Micron Technology and Ford Motor Company announced a long-term Strategic Customer Agreement on July 6, 2026, securing a prioritized supply of automotive-grade DRAM, NAND, and NOR memory for Ford's next-generation vehicle programs. The deal, supported by Micron's $2 billion modernization of its Manassas, Virginia fabrication facility, represents Ford's most direct commitment yet to stabilizing its electric vehicle supply chain against a tightening chip market that has driven DRAM prices up roughly 70% since December 2025.

What Happened

Under the agreement, Micron will deliver a portfolio of high-performance memory and storage products engineered for the extended product lifecycles that automotive applications require. Financial terms and volume commitments were not disclosed. The contract carries a three-year term, consistent with Micron's other automotive strategic customer agreements.

The Micron Ford chip deal is one of 16 Strategic Customer Agreements the company disclosed during its fiscal third-quarter 2026 earnings call, spanning multiple industries and customers. For the automotive segment, these agreements are specifically tied to production from the Manassas, Virginia DRAM facility, which entered advanced operations earlier this year and represents Micron's most significant domestic chip-manufacturing investment to date.

Automotive Semiconductor Demand

The agreement reflects a structural increase in automotive semiconductor content as vehicles shift toward software-defined architectures. A modern electric vehicle contains more than 3,000 chips; advanced driver-assistance systems such as Ford's BlueCruise require between 16 and 32 gigabytes of DRAM and up to 256 gigabytes of storage per vehicle. Industry projections place memory content per car on a trajectory to double by 2030.

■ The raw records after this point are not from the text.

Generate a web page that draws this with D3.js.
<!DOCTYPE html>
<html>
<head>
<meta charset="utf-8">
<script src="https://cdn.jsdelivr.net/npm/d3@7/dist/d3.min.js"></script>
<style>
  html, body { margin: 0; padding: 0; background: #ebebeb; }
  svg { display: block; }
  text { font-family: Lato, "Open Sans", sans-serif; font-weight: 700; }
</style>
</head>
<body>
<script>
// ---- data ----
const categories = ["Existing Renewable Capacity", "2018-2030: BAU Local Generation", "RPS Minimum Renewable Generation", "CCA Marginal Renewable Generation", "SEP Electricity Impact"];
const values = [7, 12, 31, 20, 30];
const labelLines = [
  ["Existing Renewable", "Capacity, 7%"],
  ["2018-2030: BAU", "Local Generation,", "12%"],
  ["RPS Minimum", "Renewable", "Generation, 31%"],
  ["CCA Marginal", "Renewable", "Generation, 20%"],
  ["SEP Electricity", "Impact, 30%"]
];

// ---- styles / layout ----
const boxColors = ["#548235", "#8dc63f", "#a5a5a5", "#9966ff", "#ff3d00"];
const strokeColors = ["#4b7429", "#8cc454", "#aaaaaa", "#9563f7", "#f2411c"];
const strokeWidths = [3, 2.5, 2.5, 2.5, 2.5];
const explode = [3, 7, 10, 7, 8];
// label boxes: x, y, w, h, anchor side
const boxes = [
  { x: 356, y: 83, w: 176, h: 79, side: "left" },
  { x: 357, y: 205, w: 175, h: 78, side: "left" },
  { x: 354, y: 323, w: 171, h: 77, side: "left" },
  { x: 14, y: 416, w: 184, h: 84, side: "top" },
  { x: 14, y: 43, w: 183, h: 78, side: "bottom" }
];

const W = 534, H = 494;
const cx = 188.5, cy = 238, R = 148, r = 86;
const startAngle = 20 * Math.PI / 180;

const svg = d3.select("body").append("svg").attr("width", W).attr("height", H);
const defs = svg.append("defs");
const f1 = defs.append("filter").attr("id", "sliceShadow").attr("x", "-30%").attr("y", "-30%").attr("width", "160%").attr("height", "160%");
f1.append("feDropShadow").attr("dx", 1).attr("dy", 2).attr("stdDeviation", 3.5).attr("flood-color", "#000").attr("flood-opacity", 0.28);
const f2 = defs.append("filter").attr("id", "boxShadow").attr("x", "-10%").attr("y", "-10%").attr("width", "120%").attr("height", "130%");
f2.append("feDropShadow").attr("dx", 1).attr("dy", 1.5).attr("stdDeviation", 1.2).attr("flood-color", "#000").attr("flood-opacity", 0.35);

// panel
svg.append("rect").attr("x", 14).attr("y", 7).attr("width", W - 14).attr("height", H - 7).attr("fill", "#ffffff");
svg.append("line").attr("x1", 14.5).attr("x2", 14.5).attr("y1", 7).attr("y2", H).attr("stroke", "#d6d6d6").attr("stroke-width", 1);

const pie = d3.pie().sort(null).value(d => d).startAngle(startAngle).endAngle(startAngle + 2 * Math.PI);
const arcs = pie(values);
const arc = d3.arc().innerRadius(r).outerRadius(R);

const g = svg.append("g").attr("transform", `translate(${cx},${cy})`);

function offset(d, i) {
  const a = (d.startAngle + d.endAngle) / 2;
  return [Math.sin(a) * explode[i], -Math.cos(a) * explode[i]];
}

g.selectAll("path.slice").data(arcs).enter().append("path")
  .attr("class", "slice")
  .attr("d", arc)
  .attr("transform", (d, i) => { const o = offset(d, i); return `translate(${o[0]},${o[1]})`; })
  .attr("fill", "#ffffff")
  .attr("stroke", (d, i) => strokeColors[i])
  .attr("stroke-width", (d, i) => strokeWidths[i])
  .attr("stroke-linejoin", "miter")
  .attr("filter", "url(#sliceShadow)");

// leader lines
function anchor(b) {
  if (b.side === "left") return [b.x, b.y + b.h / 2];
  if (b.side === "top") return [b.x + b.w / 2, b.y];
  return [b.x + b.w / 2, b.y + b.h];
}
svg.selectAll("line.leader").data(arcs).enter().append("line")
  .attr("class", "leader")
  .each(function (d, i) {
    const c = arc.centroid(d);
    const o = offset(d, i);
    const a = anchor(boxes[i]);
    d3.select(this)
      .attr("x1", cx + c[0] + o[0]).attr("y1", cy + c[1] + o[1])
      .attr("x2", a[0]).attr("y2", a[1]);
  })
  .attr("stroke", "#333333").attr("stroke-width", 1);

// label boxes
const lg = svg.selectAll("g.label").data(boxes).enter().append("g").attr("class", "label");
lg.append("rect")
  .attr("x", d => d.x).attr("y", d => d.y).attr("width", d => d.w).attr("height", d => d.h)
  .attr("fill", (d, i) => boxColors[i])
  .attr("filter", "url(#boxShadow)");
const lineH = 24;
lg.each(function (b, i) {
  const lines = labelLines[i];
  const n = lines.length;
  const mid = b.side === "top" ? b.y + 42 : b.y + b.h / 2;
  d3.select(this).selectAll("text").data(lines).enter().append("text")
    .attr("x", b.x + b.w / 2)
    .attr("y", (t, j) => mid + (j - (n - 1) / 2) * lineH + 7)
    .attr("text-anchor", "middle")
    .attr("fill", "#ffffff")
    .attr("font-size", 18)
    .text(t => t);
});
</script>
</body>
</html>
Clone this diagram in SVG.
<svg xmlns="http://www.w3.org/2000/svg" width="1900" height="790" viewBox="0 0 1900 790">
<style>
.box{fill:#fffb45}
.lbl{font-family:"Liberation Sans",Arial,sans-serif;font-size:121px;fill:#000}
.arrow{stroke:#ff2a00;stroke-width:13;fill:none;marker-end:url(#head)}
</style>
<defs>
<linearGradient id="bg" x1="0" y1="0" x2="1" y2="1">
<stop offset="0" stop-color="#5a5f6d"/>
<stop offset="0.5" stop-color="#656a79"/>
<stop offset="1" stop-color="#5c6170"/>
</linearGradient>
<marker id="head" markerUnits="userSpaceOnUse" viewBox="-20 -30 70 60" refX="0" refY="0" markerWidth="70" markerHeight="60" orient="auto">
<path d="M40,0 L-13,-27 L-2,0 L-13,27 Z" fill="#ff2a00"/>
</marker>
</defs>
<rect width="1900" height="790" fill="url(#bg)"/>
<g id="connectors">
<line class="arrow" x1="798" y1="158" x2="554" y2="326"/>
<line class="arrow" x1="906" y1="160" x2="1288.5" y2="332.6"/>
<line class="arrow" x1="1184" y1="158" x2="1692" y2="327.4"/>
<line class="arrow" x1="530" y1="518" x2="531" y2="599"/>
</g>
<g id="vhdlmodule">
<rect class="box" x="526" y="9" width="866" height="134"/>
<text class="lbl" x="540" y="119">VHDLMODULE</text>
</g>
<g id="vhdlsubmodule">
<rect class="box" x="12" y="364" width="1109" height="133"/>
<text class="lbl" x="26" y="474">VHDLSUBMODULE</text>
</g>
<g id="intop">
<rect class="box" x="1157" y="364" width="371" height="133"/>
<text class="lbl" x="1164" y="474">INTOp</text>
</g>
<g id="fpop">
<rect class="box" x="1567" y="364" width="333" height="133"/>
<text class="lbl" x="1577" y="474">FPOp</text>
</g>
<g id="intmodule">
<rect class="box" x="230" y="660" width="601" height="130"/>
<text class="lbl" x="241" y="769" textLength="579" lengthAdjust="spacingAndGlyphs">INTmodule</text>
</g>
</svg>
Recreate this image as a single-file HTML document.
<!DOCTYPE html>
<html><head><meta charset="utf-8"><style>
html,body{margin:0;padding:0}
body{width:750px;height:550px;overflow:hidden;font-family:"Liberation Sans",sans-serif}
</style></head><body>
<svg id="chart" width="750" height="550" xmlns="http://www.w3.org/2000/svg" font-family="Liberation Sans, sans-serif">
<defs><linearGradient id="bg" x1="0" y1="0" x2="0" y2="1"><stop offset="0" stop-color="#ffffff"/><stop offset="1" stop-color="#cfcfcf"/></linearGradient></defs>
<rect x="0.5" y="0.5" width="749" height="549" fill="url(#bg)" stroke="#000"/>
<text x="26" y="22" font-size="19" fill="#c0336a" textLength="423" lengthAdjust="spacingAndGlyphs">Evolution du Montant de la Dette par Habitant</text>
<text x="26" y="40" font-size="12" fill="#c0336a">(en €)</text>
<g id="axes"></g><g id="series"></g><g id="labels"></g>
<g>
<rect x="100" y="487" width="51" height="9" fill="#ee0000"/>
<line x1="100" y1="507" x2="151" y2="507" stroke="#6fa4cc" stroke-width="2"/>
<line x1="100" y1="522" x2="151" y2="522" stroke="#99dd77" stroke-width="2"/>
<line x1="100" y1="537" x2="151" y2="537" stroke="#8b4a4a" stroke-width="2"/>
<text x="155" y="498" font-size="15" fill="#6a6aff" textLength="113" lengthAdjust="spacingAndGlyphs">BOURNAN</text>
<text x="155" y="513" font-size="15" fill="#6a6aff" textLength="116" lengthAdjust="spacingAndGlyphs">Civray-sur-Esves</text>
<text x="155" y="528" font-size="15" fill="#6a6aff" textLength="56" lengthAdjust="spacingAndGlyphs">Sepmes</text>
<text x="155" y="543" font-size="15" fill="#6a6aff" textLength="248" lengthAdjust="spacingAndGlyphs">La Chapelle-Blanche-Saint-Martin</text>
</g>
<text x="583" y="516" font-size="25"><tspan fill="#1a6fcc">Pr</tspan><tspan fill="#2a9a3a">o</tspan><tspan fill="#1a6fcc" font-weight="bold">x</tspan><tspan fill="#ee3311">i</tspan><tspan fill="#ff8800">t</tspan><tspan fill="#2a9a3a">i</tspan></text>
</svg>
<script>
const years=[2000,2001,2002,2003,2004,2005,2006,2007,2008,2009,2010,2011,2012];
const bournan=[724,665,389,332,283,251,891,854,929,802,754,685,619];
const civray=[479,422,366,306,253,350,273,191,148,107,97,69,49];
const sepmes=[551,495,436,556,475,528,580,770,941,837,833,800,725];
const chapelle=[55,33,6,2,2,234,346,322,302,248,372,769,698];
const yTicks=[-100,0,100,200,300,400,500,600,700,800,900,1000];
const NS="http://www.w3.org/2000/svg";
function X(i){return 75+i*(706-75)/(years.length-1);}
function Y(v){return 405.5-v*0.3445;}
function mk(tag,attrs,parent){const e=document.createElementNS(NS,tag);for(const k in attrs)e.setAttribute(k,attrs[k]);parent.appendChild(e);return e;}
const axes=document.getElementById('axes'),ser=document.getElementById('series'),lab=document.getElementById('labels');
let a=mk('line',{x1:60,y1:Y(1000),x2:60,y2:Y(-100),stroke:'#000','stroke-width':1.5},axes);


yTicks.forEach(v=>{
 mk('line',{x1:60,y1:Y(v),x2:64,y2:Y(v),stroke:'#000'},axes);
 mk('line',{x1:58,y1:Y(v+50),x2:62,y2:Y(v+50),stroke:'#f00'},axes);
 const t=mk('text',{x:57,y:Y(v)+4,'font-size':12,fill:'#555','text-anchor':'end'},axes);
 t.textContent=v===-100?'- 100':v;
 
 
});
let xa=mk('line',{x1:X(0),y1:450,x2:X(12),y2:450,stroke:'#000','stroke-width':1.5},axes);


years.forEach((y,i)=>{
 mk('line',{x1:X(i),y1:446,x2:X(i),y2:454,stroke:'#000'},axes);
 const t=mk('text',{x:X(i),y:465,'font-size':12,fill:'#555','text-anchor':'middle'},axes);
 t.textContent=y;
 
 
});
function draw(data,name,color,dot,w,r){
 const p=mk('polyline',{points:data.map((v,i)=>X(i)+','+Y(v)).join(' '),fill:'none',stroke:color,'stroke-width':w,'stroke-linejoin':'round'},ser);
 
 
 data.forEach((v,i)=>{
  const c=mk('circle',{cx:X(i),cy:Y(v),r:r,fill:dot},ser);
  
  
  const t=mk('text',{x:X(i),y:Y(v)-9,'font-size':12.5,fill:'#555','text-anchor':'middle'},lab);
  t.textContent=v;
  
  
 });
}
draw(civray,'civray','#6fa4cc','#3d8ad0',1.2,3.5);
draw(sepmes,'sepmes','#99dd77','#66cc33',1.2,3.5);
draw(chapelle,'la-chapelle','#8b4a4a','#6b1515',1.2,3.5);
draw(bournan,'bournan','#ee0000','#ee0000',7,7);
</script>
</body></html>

The 2021–2022 global chip shortage — which idled assembly lines worldwide and cost automakers billions in lost output — accelerated a fundamental change in procurement strategy. Major manufacturers have since abandoned just-in-time component purchasing in favor of long-term supply locks directly with chip producers, reducing dependence on spot markets that amplified the earlier crisis.

Ford Tech Strategy

The supply agreement is a direct enabler of Ford tech strategy around centralized vehicle computing. The automaker is converging functions such as ADAS, infotainment, powertrain management, and vehicle control onto unified system-on-chip platforms that demand higher memory bandwidth and storage capacity than previous distributed architectures. Securing guaranteed access to premium automotive memory from a domestic supplier insulates Ford's production schedule from price spikes and geopolitical supply risk.

Market Reaction

Ford (F) shares rose approximately 4% on July 6. Micron (MU) touched $1,000 intraday — a psychologically significant threshold — before closing below that level, reflecting a positive reception tempered by broader investor caution over semiconductor sector valuations and potential supply-demand cycles ahead. The Micron-Ford announcement followed the company's similar Strategic Customer Agreement with General Motors by five days, underscoring the scale of Micron's automotive push.

Outlook

The Micron-Ford pact signals an accelerating consolidation of the electric vehicle supply chain around long-term bilateral chip commitments. With DRAM prices under sustained upward pressure from AI infrastructure demand, Ford's early positioning in a multi-year supply agreement limits its cost exposure as competitors pursue similar arrangements. Micron's growing roster of 16 strategic automotive and industrial partnerships underpins revenue visibility through at least 2030 and supports the economics of its U.S. manufacturing buildout. Deeper integration between chipmakers and vehicle manufacturers is set to become a defining structural feature of the automotive supply landscape this decade.